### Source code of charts
━━━━━━━━━━━━━━━━━━━━━━━━━━━━━━

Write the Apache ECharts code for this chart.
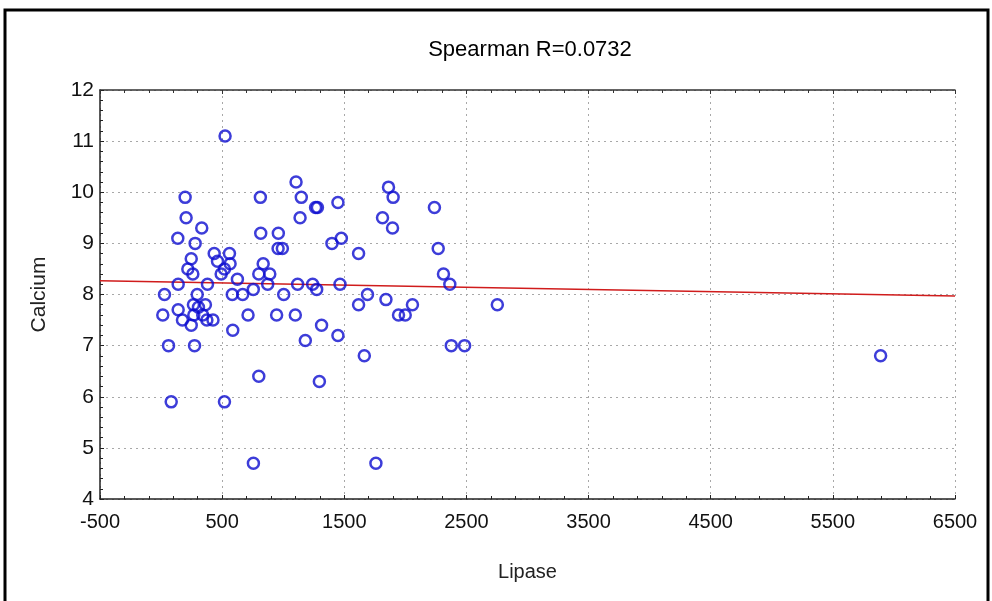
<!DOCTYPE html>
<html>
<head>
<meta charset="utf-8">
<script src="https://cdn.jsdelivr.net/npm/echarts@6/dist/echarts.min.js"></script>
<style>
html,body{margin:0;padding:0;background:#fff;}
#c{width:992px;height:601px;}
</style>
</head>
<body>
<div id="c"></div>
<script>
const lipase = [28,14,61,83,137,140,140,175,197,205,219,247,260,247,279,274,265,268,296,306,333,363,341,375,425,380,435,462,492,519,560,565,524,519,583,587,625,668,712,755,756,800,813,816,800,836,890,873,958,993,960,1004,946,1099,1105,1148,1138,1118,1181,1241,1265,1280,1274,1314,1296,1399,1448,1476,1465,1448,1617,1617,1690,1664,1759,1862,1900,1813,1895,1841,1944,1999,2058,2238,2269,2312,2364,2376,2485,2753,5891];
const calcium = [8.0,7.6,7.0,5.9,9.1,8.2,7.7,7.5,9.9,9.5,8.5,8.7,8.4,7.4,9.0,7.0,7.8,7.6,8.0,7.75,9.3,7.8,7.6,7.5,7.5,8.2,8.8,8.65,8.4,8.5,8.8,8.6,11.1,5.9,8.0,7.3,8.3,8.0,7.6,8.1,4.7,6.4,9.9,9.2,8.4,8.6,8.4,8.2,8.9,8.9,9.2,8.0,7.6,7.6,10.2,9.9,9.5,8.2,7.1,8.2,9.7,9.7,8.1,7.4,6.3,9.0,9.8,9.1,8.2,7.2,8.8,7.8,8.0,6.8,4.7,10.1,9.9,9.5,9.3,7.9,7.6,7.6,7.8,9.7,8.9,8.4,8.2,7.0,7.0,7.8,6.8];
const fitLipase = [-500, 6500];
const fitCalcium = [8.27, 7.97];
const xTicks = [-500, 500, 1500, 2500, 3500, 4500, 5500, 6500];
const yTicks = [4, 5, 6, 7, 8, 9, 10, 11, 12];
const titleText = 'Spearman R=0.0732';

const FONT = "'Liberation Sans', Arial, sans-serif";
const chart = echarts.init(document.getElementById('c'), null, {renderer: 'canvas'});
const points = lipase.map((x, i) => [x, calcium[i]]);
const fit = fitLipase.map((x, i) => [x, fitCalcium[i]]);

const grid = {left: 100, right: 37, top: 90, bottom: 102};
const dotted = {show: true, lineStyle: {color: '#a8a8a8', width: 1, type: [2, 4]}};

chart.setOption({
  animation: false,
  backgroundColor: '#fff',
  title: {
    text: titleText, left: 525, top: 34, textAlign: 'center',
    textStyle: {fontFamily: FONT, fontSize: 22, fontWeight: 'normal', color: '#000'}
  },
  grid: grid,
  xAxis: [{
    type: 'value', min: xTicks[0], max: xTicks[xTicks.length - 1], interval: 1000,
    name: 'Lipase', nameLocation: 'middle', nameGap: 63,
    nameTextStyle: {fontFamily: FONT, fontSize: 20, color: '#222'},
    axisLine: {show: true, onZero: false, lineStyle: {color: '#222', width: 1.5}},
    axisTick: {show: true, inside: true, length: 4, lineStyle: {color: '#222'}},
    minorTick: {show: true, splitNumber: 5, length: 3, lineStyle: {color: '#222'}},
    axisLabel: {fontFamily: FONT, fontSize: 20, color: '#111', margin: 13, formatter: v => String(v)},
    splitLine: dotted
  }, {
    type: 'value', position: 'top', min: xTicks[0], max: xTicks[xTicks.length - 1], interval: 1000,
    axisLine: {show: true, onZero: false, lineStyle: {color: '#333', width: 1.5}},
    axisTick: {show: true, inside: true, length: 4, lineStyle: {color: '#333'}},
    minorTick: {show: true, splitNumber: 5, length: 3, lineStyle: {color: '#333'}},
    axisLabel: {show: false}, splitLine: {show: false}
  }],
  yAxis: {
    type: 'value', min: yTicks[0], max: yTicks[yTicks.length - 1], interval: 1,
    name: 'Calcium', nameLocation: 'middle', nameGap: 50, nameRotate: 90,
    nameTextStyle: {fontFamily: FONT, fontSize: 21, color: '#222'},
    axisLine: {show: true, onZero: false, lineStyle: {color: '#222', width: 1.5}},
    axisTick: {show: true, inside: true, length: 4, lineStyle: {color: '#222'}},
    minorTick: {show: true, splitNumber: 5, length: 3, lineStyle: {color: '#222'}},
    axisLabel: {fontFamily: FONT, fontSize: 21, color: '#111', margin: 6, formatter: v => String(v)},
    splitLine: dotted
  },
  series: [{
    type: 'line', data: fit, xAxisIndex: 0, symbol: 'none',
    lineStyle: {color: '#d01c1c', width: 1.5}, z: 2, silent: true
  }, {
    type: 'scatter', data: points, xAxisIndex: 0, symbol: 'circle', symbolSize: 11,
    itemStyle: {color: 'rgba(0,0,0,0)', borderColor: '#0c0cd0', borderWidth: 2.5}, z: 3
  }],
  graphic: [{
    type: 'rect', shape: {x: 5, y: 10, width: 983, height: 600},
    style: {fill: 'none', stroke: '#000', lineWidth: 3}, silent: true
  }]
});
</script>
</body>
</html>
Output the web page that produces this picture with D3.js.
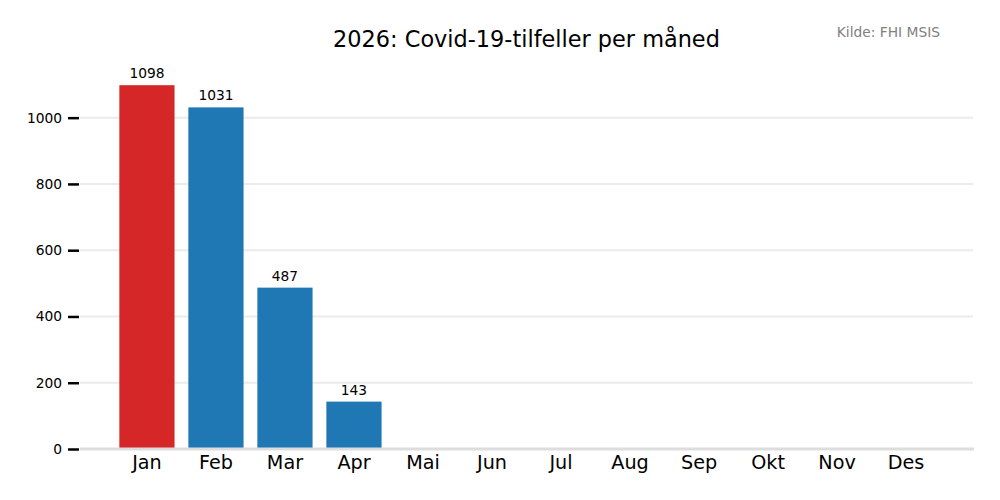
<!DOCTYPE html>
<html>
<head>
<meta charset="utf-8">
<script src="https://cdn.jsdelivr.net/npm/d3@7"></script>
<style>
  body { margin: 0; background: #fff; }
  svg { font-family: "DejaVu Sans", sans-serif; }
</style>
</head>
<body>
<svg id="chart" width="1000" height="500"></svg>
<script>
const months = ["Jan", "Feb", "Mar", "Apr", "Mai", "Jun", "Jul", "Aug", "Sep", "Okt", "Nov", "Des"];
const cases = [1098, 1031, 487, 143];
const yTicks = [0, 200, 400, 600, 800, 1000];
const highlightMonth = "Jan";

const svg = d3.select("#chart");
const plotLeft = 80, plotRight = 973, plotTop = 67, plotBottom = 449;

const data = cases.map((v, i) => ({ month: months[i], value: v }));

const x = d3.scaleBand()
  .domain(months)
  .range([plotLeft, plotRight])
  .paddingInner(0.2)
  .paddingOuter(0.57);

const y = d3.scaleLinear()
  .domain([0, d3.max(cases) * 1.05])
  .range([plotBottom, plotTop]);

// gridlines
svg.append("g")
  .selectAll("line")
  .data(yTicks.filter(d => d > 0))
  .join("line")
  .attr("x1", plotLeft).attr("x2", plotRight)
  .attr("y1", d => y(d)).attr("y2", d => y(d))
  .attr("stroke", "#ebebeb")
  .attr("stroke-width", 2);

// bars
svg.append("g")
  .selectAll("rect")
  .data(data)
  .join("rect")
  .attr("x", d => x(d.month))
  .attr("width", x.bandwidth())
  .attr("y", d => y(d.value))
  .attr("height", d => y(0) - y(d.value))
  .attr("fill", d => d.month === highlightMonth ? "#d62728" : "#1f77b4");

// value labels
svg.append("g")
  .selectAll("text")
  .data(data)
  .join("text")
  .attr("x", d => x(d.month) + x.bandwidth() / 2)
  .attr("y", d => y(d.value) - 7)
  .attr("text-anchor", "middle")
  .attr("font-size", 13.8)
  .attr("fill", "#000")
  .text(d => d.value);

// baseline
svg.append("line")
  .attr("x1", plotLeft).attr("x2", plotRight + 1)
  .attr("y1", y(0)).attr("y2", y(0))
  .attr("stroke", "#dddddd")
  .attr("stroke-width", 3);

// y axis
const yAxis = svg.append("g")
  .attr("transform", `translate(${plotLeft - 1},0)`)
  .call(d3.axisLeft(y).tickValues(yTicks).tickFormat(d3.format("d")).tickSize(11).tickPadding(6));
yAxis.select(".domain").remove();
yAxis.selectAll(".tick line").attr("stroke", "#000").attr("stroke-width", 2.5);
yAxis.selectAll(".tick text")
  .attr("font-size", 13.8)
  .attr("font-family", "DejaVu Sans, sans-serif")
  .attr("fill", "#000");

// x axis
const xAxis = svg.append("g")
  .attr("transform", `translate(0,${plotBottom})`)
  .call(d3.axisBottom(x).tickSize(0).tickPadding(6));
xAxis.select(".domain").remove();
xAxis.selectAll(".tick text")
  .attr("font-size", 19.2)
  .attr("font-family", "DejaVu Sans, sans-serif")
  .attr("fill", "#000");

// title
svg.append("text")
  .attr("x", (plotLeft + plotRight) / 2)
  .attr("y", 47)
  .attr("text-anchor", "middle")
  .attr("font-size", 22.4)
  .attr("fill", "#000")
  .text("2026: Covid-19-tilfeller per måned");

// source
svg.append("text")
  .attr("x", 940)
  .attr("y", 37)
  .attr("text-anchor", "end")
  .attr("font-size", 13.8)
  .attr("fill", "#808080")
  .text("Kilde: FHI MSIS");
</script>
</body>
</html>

━━━━━━━━━━━━━━━━━━━━━━━━━━━━━━

### Required task
Without the pictures, give again only the lines beginning at the line that contains "Output the web" and stopping after the line that contains "d => d.month", exactly as written.

### Answer to this task
Output the web page that produces this picture with D3.js.
<!DOCTYPE html>
<html>
<head>
<meta charset="utf-8">
<script src="https://cdn.jsdelivr.net/npm/d3@7"></script>
<style>
  body { margin: 0; background: #fff; }
  svg { font-family: "DejaVu Sans", sans-serif; }
</style>
</head>
<body>
<svg id="chart" width="1000" height="500"></svg>
<script>
const months = ["Jan", "Feb", "Mar", "Apr", "Mai", "Jun", "Jul", "Aug", "Sep", "Okt", "Nov", "Des"];
const cases = [1098, 1031, 487, 143];
const yTicks = [0, 200, 400, 600, 800, 1000];
const highlightMonth = "Jan";

const svg = d3.select("#chart");
const plotLeft = 80, plotRight = 973, plotTop = 67, plotBottom = 449;

const data = cases.map((v, i) => ({ month: months[i], value: v }));

const x = d3.scaleBand()
  .domain(months)
  .range([plotLeft, plotRight])
  .paddingInner(0.2)
  .paddingOuter(0.57);

const y = d3.scaleLinear()
  .domain([0, d3.max(cases) * 1.05])
  .range([plotBottom, plotTop]);

// gridlines
svg.append("g")
  .selectAll("line")
  .data(yTicks.filter(d => d > 0))
  .join("line")
  .attr("x1", plotLeft).attr("x2", plotRight)
  .attr("y1", d => y(d)).attr("y2", d => y(d))
  .attr("stroke", "#ebebeb")
  .attr("stroke-width", 2);

// bars
svg.append("g")
  .selectAll("rect")
  .data(data)
  .join("rect")
  .attr("x", d => x(d.month))
  .attr("width", x.bandwidth())
  .attr("y", d => y(d.value))
  .attr("height", d => y(0) - y(d.value))
  .attr("fill", d => d.month === highlightMonth ? "#d62728" : "#1f77b4");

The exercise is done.